Building their own bikes
Building a motorbike, racing it, maybe even winning — year 13 technology engineering students say their mini motorbike project was “awesome”.
The six Taupo¯-nui-a-Tia College students recently raced their creations at Manfeild in the National Secondary Schools Mini Moto GP after building their own 49cc mini motorbike and put in a creditable performance with one student, Ethan Milne, winning his grade.
The kitset bikes cost about $360 and the students have to make their bike to meet race specifications, which took about two and a half terms. The mini motorbikes are an annual school project.
The two-day mini moto GP has five races of two laps each, around four minutes long in total, per day. The bikes can reach speeds of 45 to 60 km/h and 20 schools were represented, with about 120 riders in all.
Technology engineering teacher Stephen Fowler says it’s normal for the bikes to experience a range of technical issues and the students need to get their bike to the pits and work on them together to get them ready for the next race.
“We putt around here in the carpark just to check they are running and they [the students] can take them home and ride around on them and run them in but they can’t be ridden on the road. They’re not road legal.”
Aidan Winmill, 18, says the project was worthwhile and interesting, with the class working well together as a team.

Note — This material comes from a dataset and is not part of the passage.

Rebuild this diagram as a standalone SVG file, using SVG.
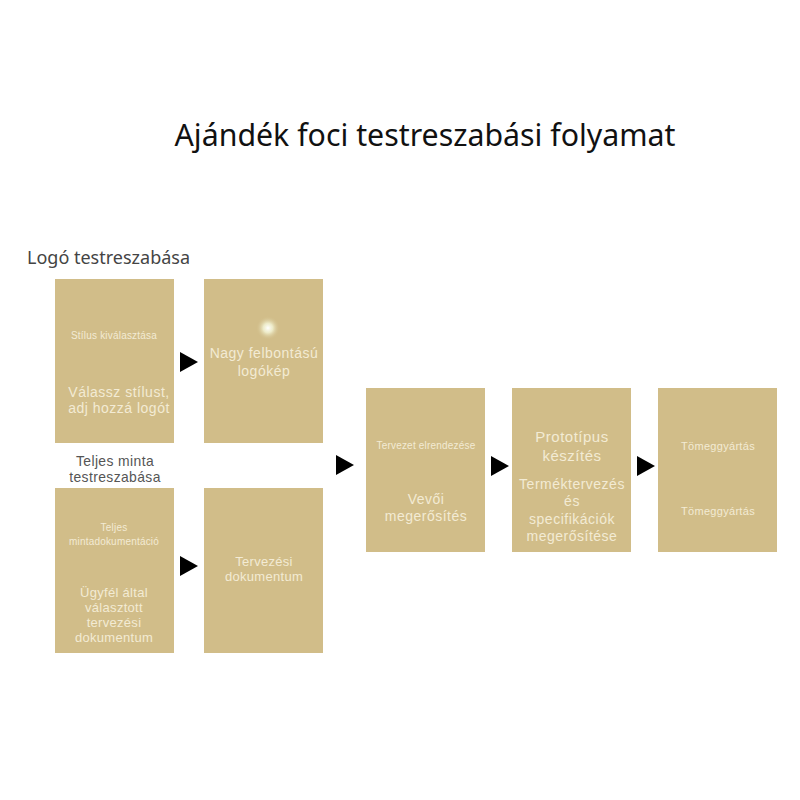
<svg xmlns="http://www.w3.org/2000/svg" width="800" height="800" viewBox="0 0 800 800">
<defs>
<style>
.box{fill:#d1bd89}
.t{font-family:"Liberation Sans","Noto Sans",sans-serif;fill:#f3ebd4;text-anchor:middle}
.s{font-size:10px;letter-spacing:0.2px}
.m{font-size:13px;letter-spacing:0.3px}
.l{font-size:14px;letter-spacing:0.5px}
.arr{fill:#000}
</style>
<radialGradient id="glow">
<stop offset="0" stop-color="#ffffff" stop-opacity="1"/>
<stop offset="0.4" stop-color="#f4f6d8" stop-opacity="0.8"/>
<stop offset="1" stop-color="#d1bd89" stop-opacity="0"/>
</radialGradient>
</defs>
<rect width="800" height="800" fill="#ffffff"/>
<text x="425" y="146" font-family="Noto Sans,Open Sans,sans-serif" font-size="30.3" fill="#111" text-anchor="middle">Ajándék foci testreszabási folyamat</text>
<text x="27" y="264" font-family="Noto Sans,Open Sans,sans-serif" font-size="18" fill="#444">Logó testreszabása</text>
<text x="115" y="466" font-family="Liberation Sans,Noto Sans,sans-serif" font-size="13.9" fill="#555" text-anchor="middle" letter-spacing="0.4">Teljes minta</text>
<text x="115" y="482" font-family="Liberation Sans,Noto Sans,sans-serif" font-size="13.9" fill="#555" text-anchor="middle" letter-spacing="0.4">testreszabása</text>

<g id="node-stilus">
<rect class="box" x="55" y="279" width="119" height="164"/>
<text class="t s" x="114" y="339">Stílus kiválasztása</text>
<text class="t l" x="119" y="397">Válassz stílust,</text>
<text class="t l" x="119" y="413">adj hozzá logót</text>
</g>
<g id="node-logokep">
<rect class="box" x="204" y="279" width="119" height="164"/>
<circle cx="268" cy="328" r="12" fill="url(#glow)"/>
<text class="t l" x="264" y="358">Nagy felbontású</text>
<text class="t l" x="264" y="376">logókép</text>
</g>
<g id="node-minta">
<rect class="box" x="55" y="488" width="119" height="165"/>
<text class="t s" x="114" y="531">Teljes</text>
<text class="t s" x="114" y="545">mintadokumentáció</text>
<text class="t m" x="114" y="597">Ügyfél által</text>
<text class="t m" x="114" y="612">választott</text>
<text class="t m" x="114" y="627">tervezési</text>
<text class="t m" x="114" y="642">dokumentum</text>
</g>
<g id="node-tervdok">
<rect class="box" x="204" y="488" width="119" height="165"/>
<text class="t m" x="264" y="566">Tervezési</text>
<text class="t m" x="264" y="581">dokumentum</text>
</g>
<g id="node-elrendezes">
<rect class="box" x="366" y="388" width="119" height="164"/>
<text class="t s" x="426" y="449">Tervezet elrendezése</text>
<text class="t l" x="426" y="504">Vevői</text>
<text class="t l" x="426" y="521">megerősítés</text>
</g>
<g id="node-prototipus">
<rect class="box" x="512" y="388" width="119" height="164"/>
<text class="t" font-size="15" letter-spacing="0.5" x="572" y="442">Prototípus</text>
<text class="t" font-size="15" letter-spacing="0.5" x="572" y="461">készítés</text>
<text class="t l" x="572" y="489">Terméktervezés</text>
<text class="t l" x="572" y="506">és</text>
<text class="t l" x="572" y="524">specifikációk</text>
<text class="t l" x="572" y="541">megerősítése</text>
</g>
<g id="node-tomeg">
<rect class="box" x="658" y="388" width="119" height="164"/>
<text class="t" font-size="11" letter-spacing="0.3" x="718" y="450">Tömeggyártás</text>
<text class="t" font-size="11" letter-spacing="0.3" x="718" y="515">Tömeggyártás</text>
</g>

<g id="connectors">
<polygon class="arr" points="180,352 198,362 180,372"/>
<polygon class="arr" points="180,556 198,566 180,576"/>
<polygon class="arr" points="336,455 354,465 336,475"/>
<polygon class="arr" points="491,456 509,466 491,476"/>
<polygon class="arr" points="637,456 655,466 637,476"/>
</g>
</svg>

Despite some initial brake problems and a snapped pull cord, Aidan got his bike to a top speed of 50km/h. He gained an excellence grade, says he loves every aspect of engineering and plans to study mechanical engineering at Canterbury University next year.
Daniel Martin, 17, says he’s been hanging out to make a mini motorbike ever since he visited the college as an intermediate student and saw the students working on them.
“I’m stoked with it [my bike], it’s awesome. It went pretty good.
“I took my bike home over the term three holidays and I tested it at home and had it going pretty well. Some pieces fell off when I was racing though, and that made some challenges, but it was awesome.”
Daniel plans to study engineering technologies at AUT next year.
Ethan Milne, 18, who won his class at Manfeild, beating 10 riders from other schools, says his bike performed well on the first day but came close to disaster on the second when the pull cord broke. It was soon replaced. He says working on the bikes was “a really good learning experience”.
Mr Fowler says as well as improving their engineering skills, the students had to be organised, problem solve and collaborate.
“They were probably the best year 13s I’ve seen so far in their ability and willingness to work together as a team,” he says.
Taupo¯-nui-a-Tia College year 13 technology engineering students with the mini motorbikes they built and raced. From left: Jak Brightwell, Zac Johns, Ethan Milne, Daniel Martin, Ketan Patil, Aidan Winmill.